Under the bonnet is a 2.0-litre naturally aspirated petrol engine producing 106kW of power and 200Nm of torque, and enough to move the 1400kg crossover to 100km/h in around 10 seconds. Nothing in this class is a speed demon.

The Qashqai is front-wheel drive only, like the Honda, and uses a continuously variable transmission with a slick leather shifter. Nissan does CVTs quite well. It’s actually less intrusive than many, suiting an engine with peak torque only on tap from 4400rpm.

Just puttering around town or sitting at 1800rpm and 100km/h is in this car’s wheelhouse. The factory fuel use claim is a reasonable 6.9L/100km of 91 RON fuel on the combined cycle.

The Nissan can also be had with a six-speed manual gearbox for $2500 less if you fancy shifting your own cogs. Maybe you’re a UK expat?

Nissan has also made some revisions to the way the Qashqai drives as part of the 2018 update. The company’s engineers re-tuned the dampers and spring rates, and stiffened the anti-roll bar to improve body control/impact absorption.

It also tuned in a little more steering resistance around centre, added damping to stop kickbacks and vibration through the wheel, and fitted systems that brake individual wheels during cornering and direct torque flow to improve cornering.

The fundamentals comprise multi-link rear suspension (some rivals have cheaper torsion beams) and struts up the front.

The Qashqai ST remains an amenable urban companion on its 17-inch wheels shod in good quality, grippy and quiet Continental tyres. Higher-grade Qashqais’ 18s/19s take the edge off, of course.

The steering is feel-free but easy to twirl around, the ride quality is pretty good aside from the odd hints of ‘business’ over low-amplitude rutted surfaces, the body control is fine – the springs are soft, yet any lateral movement is minimal – and noise, vibration and harshness (NVH) levels are deadened by thicker glass and more seals.

It’s a far more amenable cruising companion than the noisy Mazda CX-3.

Nissan’s warranty has a three-year/100,000km term, which is inferior to many rivals with five years (Honda, Hyundai and Mitsubishi). The Qashqai’s servicing intervals are only 10,000km, with the first three visits capped at a reasonable $224, $298 and $224.

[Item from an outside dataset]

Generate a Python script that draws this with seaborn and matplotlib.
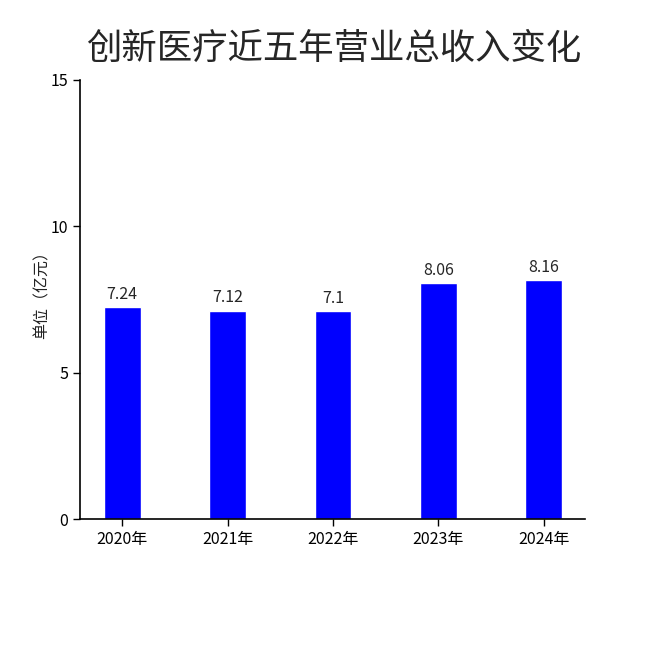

A quick look at the 2018 Nissan Qashqai ST has reinforced our respect for this car. It's exceptionally well made, and unlike a number of small crossover SUVs, it's also practical enough for family life or empty-nester adventures.

It's still not the most engaging thing to drive, but it's comfortable and predictable, and fit for purpose in much the same way as Honda's no-nonsense HR-V.

At the same time it's too expensive at base level, as we hope this review conveyed earlier. We'd expect Nissan to start doing campaign drive-away pricing once the gloss of this MY18 upgrade begins to wear a few months down the track.

Also consider using Nissan's finance company, which often has very keen 1 per cent interest deals on offer. This would make a Qashqai ST-L with its better touchscreen, slicker looks and extra luxury touches all the more alluring.